The Department of Communications (DOC) is to start a "scientific" evaluation of its performance and the impact it has had on developing the country, its officials say.

DOC director-general Lyndall Shope-Mafole and Greta Grabe, the DOC's COO, said they would start this year a proper means of assessment, using information gathered now as a base year.

Questions were posed by the MPs after Shope-Mafole had presented the DOC's 2008/9 strategic plan to the Parliamentary Portfolio Committee on Communications.

According to the DOC, the strategic plan is based and aligned to the five key focus areas (KFAs) of government and meets the "business unusual" theme that president Thabo Mbeki set out in his state of the nation address.

These five KFAs are: achieving higher rates of investment in the economy; increasing competitiveness in the economy; broadening participation in the economy; improving the state's capacity to deliver; and contributing to a better world.

"Tell me DG," Lumka Yengeni (ANC) asked, "just how do you evaluate yourself and your department in terms of performing the oversight role of these industries [enterprises] in your portfolio?"

Yengeni also asked about challenges in completing these oversight roles and about the department's Inter-Governmental Relations (IGR) unit, most particularly, if it was still operational and what it did.

Making the grade

Eric Kohlwane (ANC) pointed out that he did not see any feedback for DOC successes in its and asked if it just waited for the Mail & Guardian's director-general annual report card.

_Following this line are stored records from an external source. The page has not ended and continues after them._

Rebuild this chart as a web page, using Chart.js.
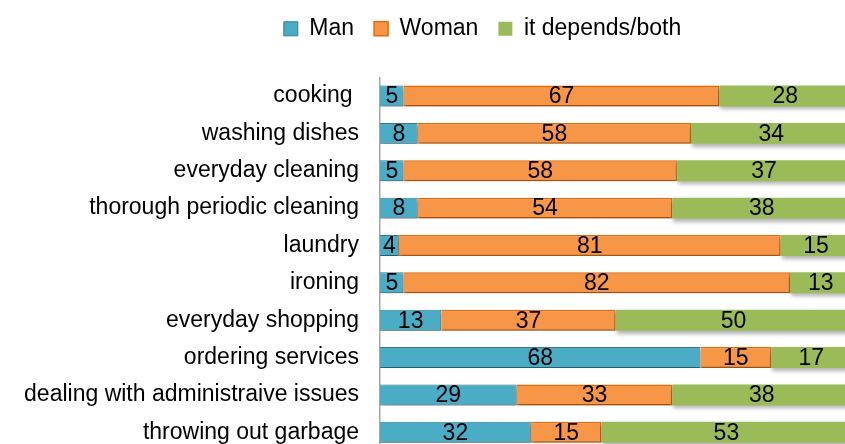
<!DOCTYPE html>
<html>
<head>
<meta charset="utf-8">
<script src="https://cdn.jsdelivr.net/npm/chart.js@4.4.0/dist/chart.umd.min.js"></script>
<style>
  html, body { margin: 0; padding: 0; background: #fff; overflow: hidden; }
  #wrap { position: absolute; left: 0; top: 0; width: 955px; height: 451px; }
</style>
</head>
<body>
<div id="wrap"><canvas id="chores-chart" width="955" height="451"></canvas></div>
<script>
// Who does the household chores (%)
const categories = [
    'cooking ', 'washing dishes', 'everyday cleaning', 'thorough periodic cleaning',
    'laundry', 'ironing', 'everyday shopping', 'ordering services',
    'dealing with administraive issues', 'throwing out garbage'
];
const manValues = [5, 8, 5, 8, 4, 5, 13, 68, 29, 32];
const womanValues = [67, 58, 58, 54, 81, 82, 37, 15, 33, 15];
const bothValues = [28, 34, 37, 38, 15, 13, 50, 17, 38, 53];

const FONT = '"Liberation Sans", Arial, sans-serif';

// soft drop shadow under the bars, like the office chart
const barShadow = {
    id: 'barShadow',
    beforeDatasetsDraw(chart) {
        const ctx = chart.ctx;
        ctx.save();
        ctx.shadowColor = 'rgba(0, 0, 0, 0.3)';
        ctx.shadowBlur = 4;
        ctx.shadowOffsetX = 1;
        ctx.shadowOffsetY = 3;
    },
    afterDatasetsDraw(chart) {
        chart.ctx.restore();
    }
};

// value labels in the middle of every segment
const segmentLabels = {
    id: 'segmentLabels',
    afterDatasetsDraw(chart) {
        const ctx = chart.ctx;
        ctx.save();
        ctx.font = '23px ' + FONT;
        ctx.fillStyle = '#000';
        ctx.textAlign = 'center';
        ctx.textBaseline = 'middle';
        chart.data.datasets.forEach((ds, i) => {
            chart.getDatasetMeta(i).data.forEach((bar, j) => {
                const p = bar.getCenterPoint();
                ctx.fillText(String(ds.data[j]), p.x, p.y + 1);
            });
        });
        ctx.restore();
    }
};

// extra room between the legend and the bars
const legendGap = {
    id: 'legendGap',
    beforeInit(chart) {
        const fit = chart.legend.fit;
        chart.legend.fit = function() {
            fit.bind(chart.legend)();
            this.height += 27;
        };
    }
};

const ctx = document.getElementById('chores-chart');
new Chart(ctx, {
    type: 'bar',
    data: {
        labels: categories,
        datasets: [{
            label: 'Man',
            data: manValues,
            backgroundColor: '#4BACC6',
            borderColor: '#357D91',
            borderWidth: 1
        }, {
            label: 'Woman',
            data: womanValues,
            backgroundColor: '#F79646',
            borderColor: '#E46C0A',
            borderWidth: 1.5
        }, {
            label: 'it depends/both',
            data: bothValues,
            backgroundColor: '#9BBB59',
            borderColor: '#9BBB59',
            borderWidth: 0
        }]
    },
    options: {
        indexAxis: 'y',
        responsive: false,
        animation: false,
        devicePixelRatio: 1,
        barPercentage: 0.56,
        categoryPercentage: 1,
        layout: {
            autoPadding: false,
            padding: { left: 10, right: 0, top: -2.7, bottom: 0 }
        },
        scales: {
            x: {
                stacked: true,
                min: 0,
                max: 122,   // the plot runs past the cropped right edge
                display: false
            },
            y: {
                stacked: true,
                grid: { display: false, drawTicks: false },
                border: { display: true, color: '#A6A6A6', width: 1.5 },
                ticks: {
                    color: '#000',
                    padding: 21,
                    font: { family: FONT, size: 23 }
                },
                afterFit(scale) {
                    scale.width = 370;
                    // labels sit on the row centres, no extra room needed
                    scale.paddingTop = 0;
                    scale.paddingBottom = 0;
                }
            }
        },
        plugins: {
            legend: {
                position: 'top',
                labels: {
                    boxWidth: 14,
                    boxHeight: 14,
                    padding: 20,
                    color: '#000',
                    font: { family: FONT, size: 23 }
                }
            },
            tooltip: { enabled: false }
        }
    },
    plugins: [barShadow, segmentLabels, legendGap]
});
</script>
</body>
</html>
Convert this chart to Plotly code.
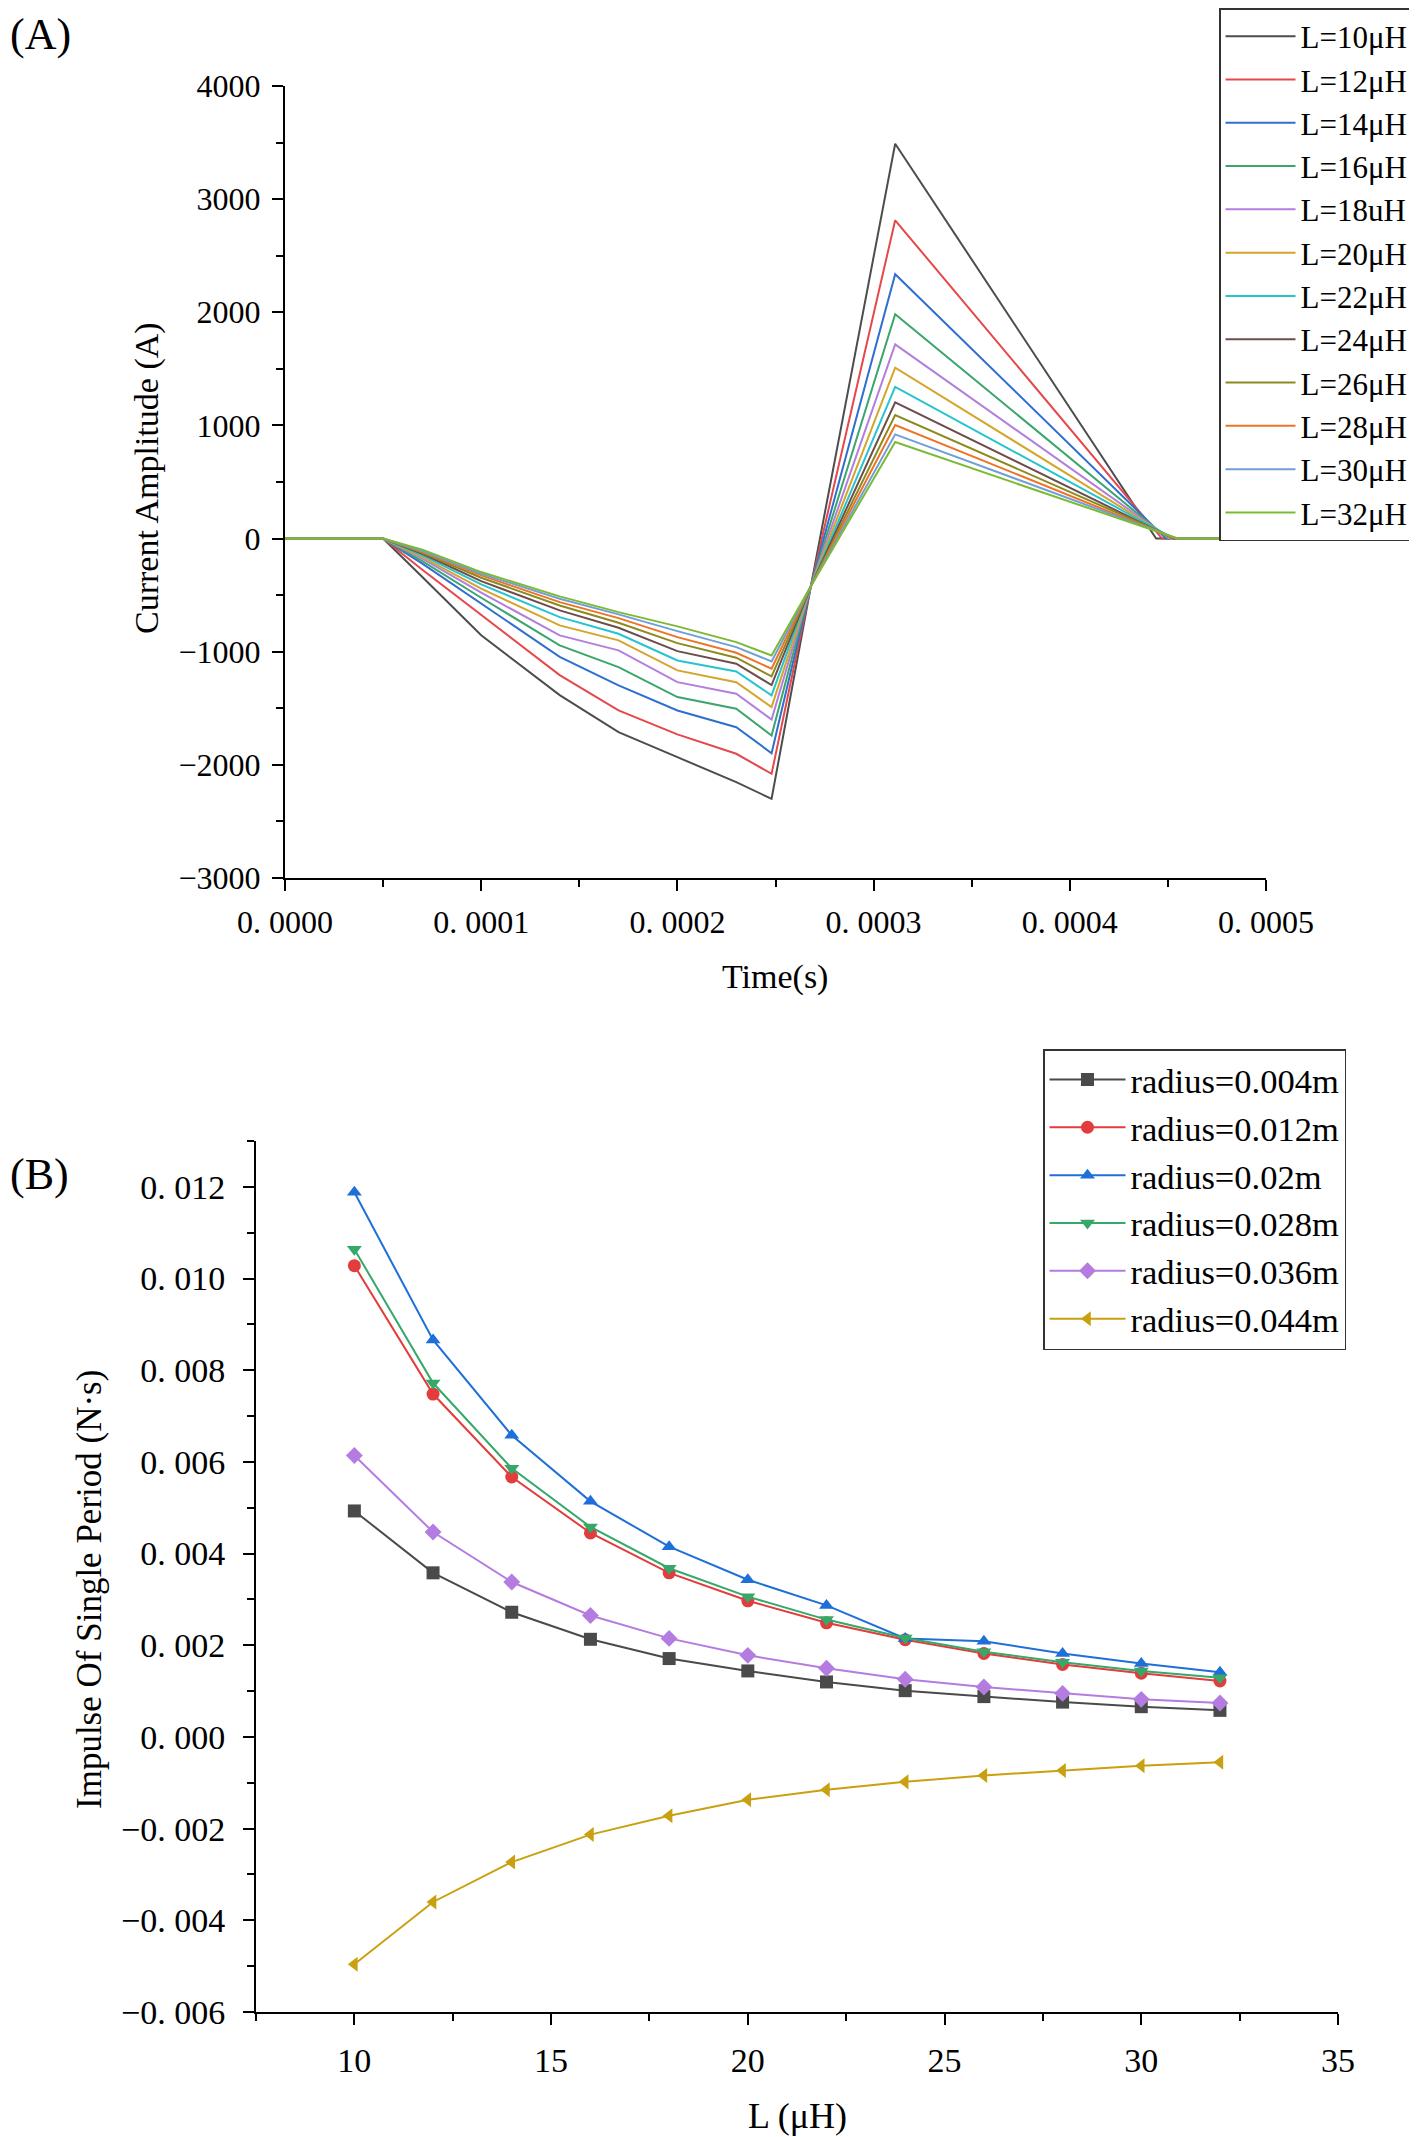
import plotly.graph_objects as go

# ---- panel A: coil current waveforms ----
inductance_uH = [10, 12, 14, 16, 18, 20, 22, 24, 26, 28, 30, 32]
legend_a = ["L=10μH", "L=12μH", "L=14μH", "L=16μH", "L=18uH", "L=20μH",
            "L=22μH", "L=24μH", "L=26μH", "L=28μH", "L=30μH", "L=32μH"]

# sample times (s) shared by every curve, then current (A) at each of them
t_knots = [0.0, 0.00005, 0.00007, 0.0001, 0.00014, 0.00017, 0.0002, 0.00023,
           0.000248, 0.000268, 0.000311]
i_70us = [-340, -275, -222, -199, -178, -164, -149, -134, -125, -116, -110, -98]
i_100us = [-855, -678, -576, -523, -478, -443, -405, -376, -346, -325, -311, -296]
i_140us = [-1384, -1207, -1045, -944, -856, -767, -694, -635, -591, -562, -532, -511]
i_170us = [-1711, -1519, -1298, -1136, -988, -900, -841, -788, -744, -703, -670, -650]
i_200us = [-1932, -1731, -1519, -1401, -1269, -1165, -1077, -995, -924, -871, -818, -776]
i_230us = [-2153, -1902, -1667, -1504, -1372, -1269, -1174, -1106, -1053, -1009, -959, -915]
i_min = [-2300, -2079, -1897, -1740, -1599, -1490, -1386, -1295, -1218, -1150, -1086, -1033]
i_cross = -422
i_peak = [3490, 2813, 2336, 1982, 1717, 1511, 1340, 1204, 1092, 1004, 921, 853]
t_zero = [0.000444, 0.000447, 0.000449, 0.00045, 0.000451, 0.000452,
          0.000453, 0.000453, 0.000454, 0.000454, 0.000455, 0.000455]
t_end = 0.0005

colors_a = ["#4d4d4d", "#e5484a", "#2f6fcf", "#3ba56c", "#b27fdc", "#d4a52a",
            "#27c4cf", "#6e4c4c", "#8c8a1f", "#ec7424", "#6f9ed9", "#7cba34"]

# ---- panel B: impulse of single period vs L ----
L_values = [10, 12, 14, 16, 18, 20, 22, 24, 26, 28, 30, 32]
imp_r004 = [0.00493, 0.00358, 0.00272, 0.00213, 0.00171, 0.00144, 0.00120, 0.00101, 0.00088, 0.00076, 0.00066, 0.00058]
imp_r012 = [0.01028, 0.00748, 0.00567, 0.00445, 0.00358, 0.00297, 0.00249, 0.00212, 0.00182, 0.00158, 0.00139, 0.00122]
imp_r020 = [0.01188, 0.00866, 0.00658, 0.00514, 0.00415, 0.00343, 0.00287, 0.00215, 0.00209, 0.00182, 0.00160, 0.00141]
imp_r028 = [0.01064, 0.00772, 0.00586, 0.00458, 0.00368, 0.00306, 0.00256, 0.00216, 0.00186, 0.00163, 0.00144, 0.00129]
imp_r036 = [0.00614, 0.00447, 0.00338, 0.00265, 0.00215, 0.00178, 0.00150, 0.00126, 0.00109, 0.00095, 0.00082, 0.00074]
imp_r044 = [-0.00496, -0.00360, -0.00273, -0.00213, -0.00172, -0.00137, -0.00115, -0.00098, -0.00084, -0.00073, -0.00063, -0.00055]

legend_b = ["radius=0.004m", "radius=0.012m", "radius=0.02m",
            "radius=0.028m", "radius=0.036m", "radius=0.044m"]
colors_b = ["#4a4a4a", "#e23c3c", "#1f6fd8", "#35a86a", "#b47ce0", "#c9a010"]
symbols_b = ["square", "circle", "triangle-up", "triangle-down", "diamond", "triangle-left"]

# the page puts the figure 8px in from the window corner
OFF = 8
W, H = 1417 - OFF, 2137 - OFF
font = "Liberation Serif"


def fx(px):
    return (px - OFF) / W


def fy(py):
    return 1 - (py - OFF) / H


fig = go.Figure()

for k in range(len(inductance_uH)):
    xs = t_knots + [t_zero[k], t_end]
    ys = [0, 0, i_70us[k], i_100us[k], i_140us[k], i_170us[k], i_200us[k], i_230us[k],
          i_min[k], i_cross, i_peak[k], 0, 0]
    fig.add_trace(go.Scatter(x=xs, y=ys, mode="lines", name=legend_a[k],
                             line=dict(color=colors_a[k], width=2),
                             xaxis="x", yaxis="y", legend="legend"))

series_b = [imp_r004, imp_r012, imp_r020, imp_r028, imp_r036, imp_r044]
for k, vals in enumerate(series_b):
    fig.add_trace(go.Scatter(x=L_values, y=vals, mode="lines+markers", name=legend_b[k],
                             line=dict(color=colors_b[k], width=2),
                             marker=dict(symbol=symbols_b[k], size=13, color=colors_b[k]),
                             xaxis="x2", yaxis="y2", legend="legend2"))

# tick labels as drawn in the figure
xa_vals = [0, 0.0001, 0.0002, 0.0003, 0.0004, 0.0005]
xa_text = ["0. 0000", "0. 0001", "0. 0002", "0. 0003", "0. 0004", "0. 0005"]
ya_vals = [-3000, -2000, -1000, 0, 1000, 2000, 3000, 4000]
ya_text = ["\u22123000", "\u22122000", "\u22121000", "0", "1000", "2000", "3000", "4000"]
yb_vals = [-0.006, -0.004, -0.002, 0, 0.002, 0.004, 0.006, 0.008, 0.010, 0.012]
yb_text = ["\u22120. 006", "\u22120. 004", "\u22120. 002", "0. 000", "0. 002",
           "0. 004", "0. 006", "0. 008", "0. 010", "0. 012"]


def axis_style(size, standoff):
    return dict(showline=True, linecolor="black", linewidth=2, mirror=False,
                ticks="outside", ticklen=11, tickwidth=2, tickcolor="black",
                showgrid=False, zeroline=False, automargin=False,
                ticklabelstandoff=standoff,
                tickfont=dict(family=font, size=size, color="black"))


def minor_ticks(**kw):
    return dict(ticks="outside", ticklen=7, tickwidth=2, tickcolor="black", **kw)


fig.update_layout(
    width=W, height=H,
    margin=dict(l=0, r=0, t=0, b=0),
    paper_bgcolor="white", plot_bgcolor="white",
    font=dict(family=font, color="black"),
    xaxis=dict(domain=[fx(285), fx(1266)], anchor="y", range=[0, 0.0005],
               tickvals=xa_vals, ticktext=xa_text, minor=minor_ticks(dtick=0.00005),
               **axis_style(32, 4)),
    yaxis=dict(domain=[fy(878), fy(86)], anchor="x", range=[-3000, 4000],
               tickvals=ya_vals, ticktext=ya_text, minor=minor_ticks(dtick=500),
               **axis_style(32, 5)),
    xaxis2=dict(domain=[fx(256), fx(1338)], anchor="y2", range=[7.5, 35],
                tickvals=[10, 15, 20, 25, 30, 35], minor=minor_ticks(tick0=7.5, dtick=2.5),
                **axis_style(34, 6)),
    yaxis2=dict(domain=[fy(2012), fy(1141)], anchor="x2", range=[-0.006, 0.013],
                tickvals=yb_vals, ticktext=yb_text, minor=minor_ticks(dtick=0.001),
                **axis_style(34, 11)),
    legend=dict(x=fx(1414), y=1, xanchor="right", yanchor="top",
                bordercolor="#333333", borderwidth=1.5, bgcolor="white", itemwidth=70,
                font=dict(family=font, size=31, color="black")),
    legend2=dict(x=fx(1346), y=fy(1049), xanchor="right", yanchor="top",
                 bordercolor="#333333", borderwidth=1.5, bgcolor="white", itemwidth=76,
                 font=dict(family=font, size=34.5, color="black")),
)

labels = [
    ("(A)", 0, 34, 0, "left", 44),
    ("(B)", 0, 1174, 0, "left", 44),
    ("Current Amplitude (A)", 147, 478, -90, "center", 34),
    ("Time(s)", 775, 977, 0, "center", 34),
    ("Impulse Of Single Period (N·s)", 89, 1590, -90, "center", 35),
    ("L (μH)", 797, 2116, 0, "center", 36),
]
for text, px, py, ang, xa, size in labels:
    fig.add_annotation(text=text, x=max(fx(px), 0), y=fy(py), xref="paper", yref="paper",
                       xanchor=xa, yanchor="middle", textangle=ang, showarrow=False,
                       font=dict(family=font, size=size, color="black"))

fig.write_html("out.html")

Grabe said the department had received a lot of feedback on an informal basis and that is why it was now developing a more formal system. She said the IGR unit was functional and it was necessary for the department to be able to deal with all spheres of government including provincial and local, and it played a role in the DOC's dealings with foreign governments.

Communications committee chairperson Ismail Vadi raised the issue of vacancies and the number of consultants used by the DOC.

Shope-Mafole replied that the DOC had only received approval from the Department of Public and Administration in January for its new structure and that 50 of the 91 vacant posts were not yet funded. She stated that the DOC actually used relatively few consultants and that the staff took pride in doing the work themselves.